H11 - linked to H10: Frame maintenance should be more prevalent in competitors compared to cooperators.
In general, research suggests that convergence towards the use of more competitive
types of behaviours and, by implication, towards the use of more competitively-oriented
frames, is likely to result in more distributive outcomes (Ben-Yoav & Pruitt, 1984).
Thus, convergence towards more competitively-oriented frames in the mixed motivation
condition is likely to be associated with more distributive outcomes. Accordingly, it is predicted that:
H12 (Linked to H10 & H11): Convergent use of competitive aspiration frames, competitive outcome frames and non-inclusive process frames in the mixed motivation condition will be associated with more distributive outcomes (low joint gain).
The competing account of frame use in mixed motivation conditions emerges from
research into the types of strategies that negotiators employ in dispute settings
(Olekalns & Smith, 1999).
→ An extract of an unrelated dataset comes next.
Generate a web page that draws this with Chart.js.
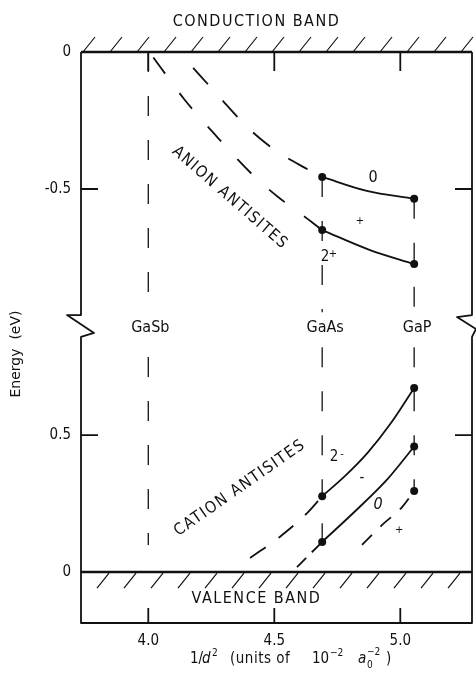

This research suggests that mixed motivation negotiators
may employ uniquely different strategies to same motivation negotiators in that they
shift away from strategies associated with their motivation towards a new set of
behaviours (Olekalns & Smith, 1999). Based on the previously discussed way in which
the adoption of certain frames promotes similarly oriented behaviours, and in contrast
to Hypotheses 10 and 11, it is predicted that:
H13: Negotiators in the mixed motivation condition will shift to adopt a set of frames that differs from those initially adopted in the negotiation.